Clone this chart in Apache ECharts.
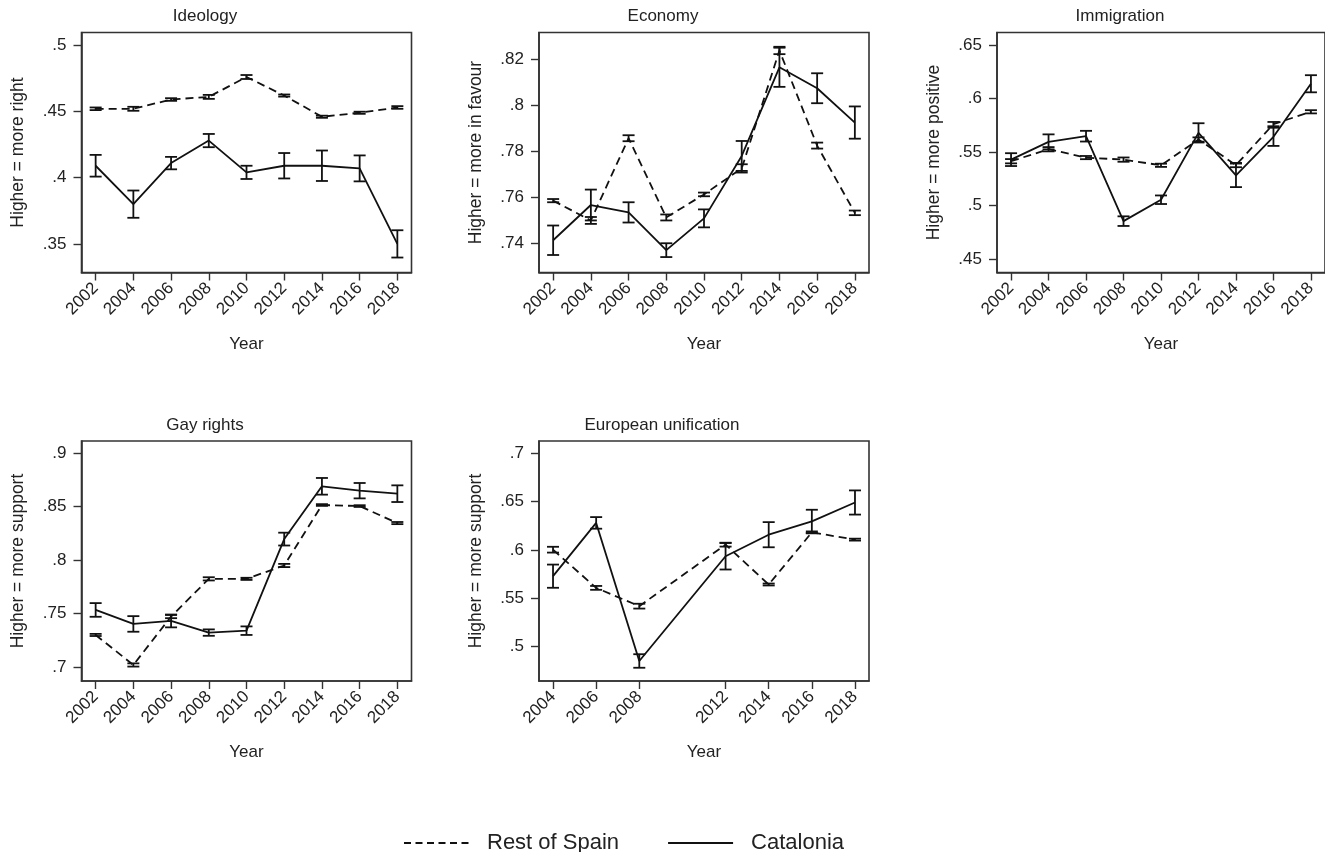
<!DOCTYPE html>
<html><head><meta charset="utf-8">
<script src="https://cdn.jsdelivr.net/npm/echarts@6/dist/echarts.min.js"></script>
<style>html,body{margin:0;padding:0;background:#fff}#c{width:1325px;height:852px}</style>
</head><body><div id="c"></div>
<script>
// ---------- data ----------
const seriesNames = ['Rest of Spain', 'Catalonia'];
const panelTitles = ['Ideology', 'Economy', 'Immigration', 'Gay rights', 'European unification'];
const yAxisNames = ['Higher = more right', 'Higher = more in favour', 'Higher = more positive', 'Higher = more support', 'Higher = more support'];
const xAxisName = 'Year';

const years = [2002, 2004, 2006, 2008, 2010, 2012, 2014, 2016, 2018];
const euYears = [2004, 2006, 2008, 2012, 2014, 2016, 2018];

// mean and CI half-width
const ideologyRest = [0.452, 0.452, 0.459, 0.461, 0.476, 0.462, 0.446, 0.449, 0.453];
const ideologyRestErr = [0.001, 0.0015, 0.001, 0.0015, 0.0015, 0.0008, 0.0008, 0.0008, 0.001];
const ideologyCat = [0.409, 0.380, 0.411, 0.428, 0.404, 0.409, 0.409, 0.407, 0.350];
const ideologyCatErr = [0.0082, 0.0103, 0.0047, 0.005, 0.005, 0.0096, 0.0115, 0.0098, 0.0103];

const economyRest = [0.7586, 0.7500, 0.7857, 0.7513, 0.7613, 0.7726, 0.8238, 0.7825, 0.7533];
const economyRestErr = [0.0007, 0.0015, 0.0013, 0.0013, 0.0008, 0.0018, 0.0016, 0.0013, 0.001];
const economyCat = [0.7414, 0.7567, 0.7535, 0.7371, 0.7509, 0.7780, 0.8165, 0.8074, 0.7925];
const economyCatErr = [0.0064, 0.0067, 0.0044, 0.003, 0.0039, 0.0065, 0.0085, 0.0065, 0.007];

const immigrationRest = [0.5416, 0.5528, 0.5450, 0.5431, 0.5378, 0.5619, 0.5380, 0.5763, 0.5878];
const immigrationRestErr = [0.002, 0.002, 0.0015, 0.002, 0.0015, 0.002, 0.002, 0.002, 0.0015];
const immigrationCat = [0.5431, 0.5597, 0.5650, 0.4856, 0.5056, 0.5681, 0.5284, 0.5644, 0.6140];
const immigrationCatErr = [0.006, 0.007, 0.005, 0.0045, 0.004, 0.009, 0.011, 0.0085, 0.008];

const gayRest = [0.730, 0.7019, 0.7472, 0.7825, 0.7825, 0.795, 0.8516, 0.8506, 0.8347];
const gayRestErr = [0.001, 0.0015, 0.0015, 0.0015, 0.001, 0.0015, 0.0008, 0.0008, 0.001];
const gayCat = [0.7534, 0.7403, 0.7431, 0.7322, 0.734, 0.8197, 0.8691, 0.865, 0.8622];
const gayCatErr = [0.0064, 0.0073, 0.006, 0.003, 0.004, 0.006, 0.0078, 0.0072, 0.0078];

const euRest = [0.6003, 0.5608, 0.5419, 0.6055, 0.5643, 0.6182, 0.6107];
const euRestErr = [0.003, 0.002, 0.0025, 0.002, 0.001, 0.001, 0.001];
const euCat = [0.5729, 0.6280, 0.4852, 0.5935, 0.6158, 0.6296, 0.6491];
const euCatErr = [0.012, 0.006, 0.007, 0.0137, 0.013, 0.012, 0.0125];

const yTicksIdeology = [0.35, 0.4, 0.45, 0.5];
const yTicksEconomy = [0.74, 0.76, 0.78, 0.8, 0.82];
const yTicksImmigration = [0.45, 0.5, 0.55, 0.6, 0.65];
const yTicksGay = [0.7, 0.75, 0.8, 0.85, 0.9];
const yTicksEu = [0.5, 0.55, 0.6, 0.65, 0.7];

// ---------- layout ----------
const FONT = '"Liberation Sans", Arial, Helvetica, sans-serif';
const TXT = '#222';
const LINE = '#111';
const panels = [
  { x: years, rest: ideologyRest, restErr: ideologyRestErr, cat: ideologyCat, catErr: ideologyCatErr, yt: yTicksIdeology,
    grid: { left: 81.5, top: 32.5, width: 330, height: 240 }, xr: [2001.25, 2018.75], yr: [0.3284, 0.5096], tc: 205, tt: 8 },
  { x: years, rest: economyRest, restErr: economyRestErr, cat: economyCat, catErr: economyCatErr, yt: yTicksEconomy,
    grid: { left: 539, top: 32.5, width: 330, height: 240 }, xr: [2001.25, 2018.75], yr: [0.7274, 0.8316], tc: 663, tt: 8 },
  { x: years, rest: immigrationRest, restErr: immigrationRestErr, cat: immigrationCat, catErr: immigrationCatErr, yt: yTicksImmigration,
    grid: { left: 997, top: 32.5, width: 330, height: 240 }, xr: [2001.25, 2018.75], yr: [0.4376, 0.6619], tc: 1120, tt: 8 },
  { x: years, rest: gayRest, restErr: gayRestErr, cat: gayCat, catErr: gayCatErr, yt: yTicksGay,
    grid: { left: 81.5, top: 441, width: 330, height: 240 }, xr: [2001.25, 2018.75], yr: [0.6869, 0.9115], tc: 205, tt: 417 },
  { x: euYears, rest: euRest, restErr: euRestErr, cat: euCat, catErr: euCatErr, yt: yTicksEu,
    grid: { left: 539, top: 441, width: 330, height: 240 }, xr: [2003.35, 2018.65], yr: [0.4645, 0.7127], tc: 662, tt: 417 }
];

const fmt = v => String(+v.toFixed(4)).replace(/^0\./, '.');

function renderErr(params, api) {
  const x = api.value(0), lo = api.value(1), hi = api.value(2);
  const a = api.coord([x, lo]), b = api.coord([x, hi]);
  const w = 6;
  const style = { stroke: LINE, lineWidth: 1.8, fill: null };
  return { type: 'group', children: [
    { type: 'line', shape: { x1: a[0], y1: a[1], x2: b[0], y2: b[1] }, style },
    { type: 'line', shape: { x1: a[0] - w, y1: a[1], x2: a[0] + w, y2: a[1] }, style },
    { type: 'line', shape: { x1: b[0] - w, y1: b[1], x2: b[0] + w, y2: b[1] }, style }
  ]};
}

const grid = [], xAxis = [], yAxis = [], series = [], title = [];
panels.forEach((p, i) => {
  grid.push(Object.assign({ show: true, borderColor: '#333', borderWidth: 1.6, backgroundColor: '#fff' }, p.grid));
  title.push({ text: panelTitles[i], left: p.tc, top: p.tt, textAlign: 'center', padding: 0,
    textStyle: { fontFamily: FONT, fontSize: 17, fontWeight: 'normal', color: TXT } });
  xAxis.push({ type: 'value', gridIndex: i, min: p.xr[0], max: p.xr[1],
    name: xAxisName, nameLocation: 'middle', nameGap: 63,
    nameTextStyle: { fontFamily: FONT, fontSize: 17, color: TXT },
    axisLine: { show: true, onZero: false, lineStyle: { color: '#333', width: 1.6 } },
    axisTick: { show: true, length: 8, customValues: p.x, lineStyle: { color: '#333', width: 1.4 } },
    axisLabel: { customValues: p.x, rotate: 45, margin: 13, fontFamily: FONT, fontSize: 17, color: TXT, formatter: v => String(v) },
    splitLine: { show: false } });
  yAxis.push({ type: 'value', gridIndex: i, min: p.yr[0], max: p.yr[1],
    name: yAxisNames[i], nameLocation: 'middle', nameGap: 54, nameRotate: 90,
    nameTextStyle: { fontFamily: FONT, fontSize: 17.5, color: TXT },
    axisLine: { show: true, onZero: false, lineStyle: { color: '#333', width: 1.6 } },
    axisTick: { show: true, length: 8, customValues: p.yt, lineStyle: { color: '#333', width: 1.4 } },
    axisLabel: { customValues: p.yt, margin: 15, fontFamily: FONT, fontSize: 17, color: TXT, formatter: fmt },
    splitLine: { show: false } });
  const mk = (vals) => p.x.map((y, k) => [y, vals[k]]);
  const mkErr = (vals, err) => p.x.map((y, k) => [y, vals[k] - err[k], vals[k] + err[k]]);
  series.push({ name: seriesNames[0], type: 'line', xAxisIndex: i, yAxisIndex: i, data: mk(p.rest),
    symbol: 'none', lineStyle: { color: LINE, width: 1.8, type: [8, 5] }, itemStyle: { color: LINE }, z: 3 });
  series.push({ name: seriesNames[1], type: 'line', xAxisIndex: i, yAxisIndex: i, data: mk(p.cat),
    symbol: 'none', lineStyle: { color: LINE, width: 1.8, type: 'solid' }, itemStyle: { color: LINE }, z: 3 });
  series.push({ type: 'custom', xAxisIndex: i, yAxisIndex: i, data: mkErr(p.rest, p.restErr),
    renderItem: renderErr, encode: { x: 0, y: [1, 2] }, z: 4, silent: true });
  series.push({ type: 'custom', xAxisIndex: i, yAxisIndex: i, data: mkErr(p.cat, p.catErr),
    renderItem: renderErr, encode: { x: 0, y: [1, 2] }, z: 4, silent: true });
});

const chart = echarts.init(document.getElementById('c'), null, { renderer: 'canvas' });
chart.setOption({
  animation: false,
  backgroundColor: '#fff',
  title, grid, xAxis, yAxis, series,
  legend: {
    data: [
      { name: seriesNames[0], lineStyle: { type: [7, 4.5] } },
      { name: seriesNames[1] }
    ],
    left: 403, top: 832, orient: 'horizontal',
    itemWidth: 65, itemHeight: 14, itemGap: 48, padding: 0,
    itemStyle: { color: 'rgba(0,0,0,0)', borderWidth: 0 },
    lineStyle: { width: 2 },
    textStyle: { fontFamily: FONT, fontSize: 22, color: TXT, padding: [0, 0, 0, 13] },
    selectedMode: false
  }
});
</script>
</body></html>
• • • • •
* **Task details**
Leave out the pictures and restate, word for word, the lines from the top of the data through the line containing "0.011, 0.0085, 0.008];", both included.

* **Response to the exercise**
Clone this chart in Apache ECharts.
<!DOCTYPE html>
<html><head><meta charset="utf-8">
<script src="https://cdn.jsdelivr.net/npm/echarts@6/dist/echarts.min.js"></script>
<style>html,body{margin:0;padding:0;background:#fff}#c{width:1325px;height:852px}</style>
</head><body><div id="c"></div>
<script>
// ---------- data ----------
const seriesNames = ['Rest of Spain', 'Catalonia'];
const panelTitles = ['Ideology', 'Economy', 'Immigration', 'Gay rights', 'European unification'];
const yAxisNames = ['Higher = more right', 'Higher = more in favour', 'Higher = more positive', 'Higher = more support', 'Higher = more support'];
const xAxisName = 'Year';

const years = [2002, 2004, 2006, 2008, 2010, 2012, 2014, 2016, 2018];
const euYears = [2004, 2006, 2008, 2012, 2014, 2016, 2018];

// mean and CI half-width
const ideologyRest = [0.452, 0.452, 0.459, 0.461, 0.476, 0.462, 0.446, 0.449, 0.453];
const ideologyRestErr = [0.001, 0.0015, 0.001, 0.0015, 0.0015, 0.0008, 0.0008, 0.0008, 0.001];
const ideologyCat = [0.409, 0.380, 0.411, 0.428, 0.404, 0.409, 0.409, 0.407, 0.350];
const ideologyCatErr = [0.0082, 0.0103, 0.0047, 0.005, 0.005, 0.0096, 0.0115, 0.0098, 0.0103];

const economyRest = [0.7586, 0.7500, 0.7857, 0.7513, 0.7613, 0.7726, 0.8238, 0.7825, 0.7533];
const economyRestErr = [0.0007, 0.0015, 0.0013, 0.0013, 0.0008, 0.0018, 0.0016, 0.0013, 0.001];
const economyCat = [0.7414, 0.7567, 0.7535, 0.7371, 0.7509, 0.7780, 0.8165, 0.8074, 0.7925];
const economyCatErr = [0.0064, 0.0067, 0.0044, 0.003, 0.0039, 0.0065, 0.0085, 0.0065, 0.007];

const immigrationRest = [0.5416, 0.5528, 0.5450, 0.5431, 0.5378, 0.5619, 0.5380, 0.5763, 0.5878];
const immigrationRestErr = [0.002, 0.002, 0.0015, 0.002, 0.0015, 0.002, 0.002, 0.002, 0.0015];
const immigrationCat = [0.5431, 0.5597, 0.5650, 0.4856, 0.5056, 0.5681, 0.5284, 0.5644, 0.6140];
const immigrationCatErr = [0.006, 0.007, 0.005, 0.0045, 0.004, 0.009, 0.011, 0.0085, 0.008];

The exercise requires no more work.